As is often remarked by college and high school educational administration personnel today – ask any question of a student, and they could give you the best answer possible within 10 seconds. “Phones down,” we tell our next crop of the best and brightest creatives and academics. Phones down, we order across full heads of active listeners who truly want to learn but are rarely offered the opportunity or information relevant to that process.
Phones down, lest you spend the ten seconds to find and regurgitate the information the person before you spent a decade to master. Phones down, lest you be inspired by another idea or concept that otherwise would never be presented within the classroom by a domineering education engineer.
To start, here is a brief history:
For this article, we will exclude the previous religious and military institutions of “education” as they relate to Judaism and Spartan teachings of the ancient Grecian era formally called the Classical Period (510-323 BC). We are also excluding Primary Education, as I believe the basis of this form of instruction is beyond reproach. Literacy, arithmetic, and cultural indoctrination during these critical periods of youth development are fundamentally important for the development and inclusion of the individual within a complex society, especially politically and awareness of our Constitution – the teaching of which is in sharp decline within our schools.
Instead, we need to travel forward from these periods to the early-modern periods within Europe (15th to 18th Centuries) to better understand the roots of Secondary Education. Here, many institutions arose to teach dialectics of various sorts, including Hebrew, Greek, and Latin, and their corresponding texts, usually religious.

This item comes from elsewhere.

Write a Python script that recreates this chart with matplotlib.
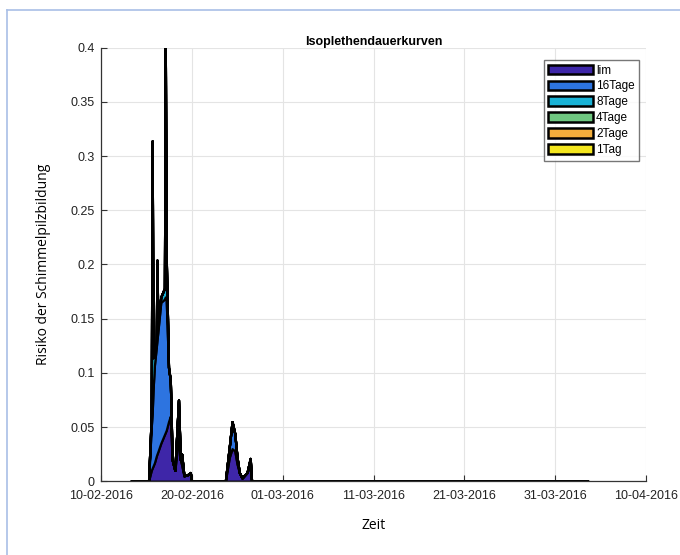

With roots in ancient Greece, some of these institutions further rounded their education through the instruction of the Trivium (Grammar, Logic, and Rhetoric), which became required teachings before the introduction of the Quadrivium (Arithmetic, Geometry, Music, and Astronomy). Many of these institutions were structured and designed around teaching future clergy members, as those members of science generally gravitated more toward the Academies of Science instead of the Institutions of Education. Indeed, global education has its heavy roots within the teachings of religion and state-focused indoctrination than that of intellectualism or general wisdom.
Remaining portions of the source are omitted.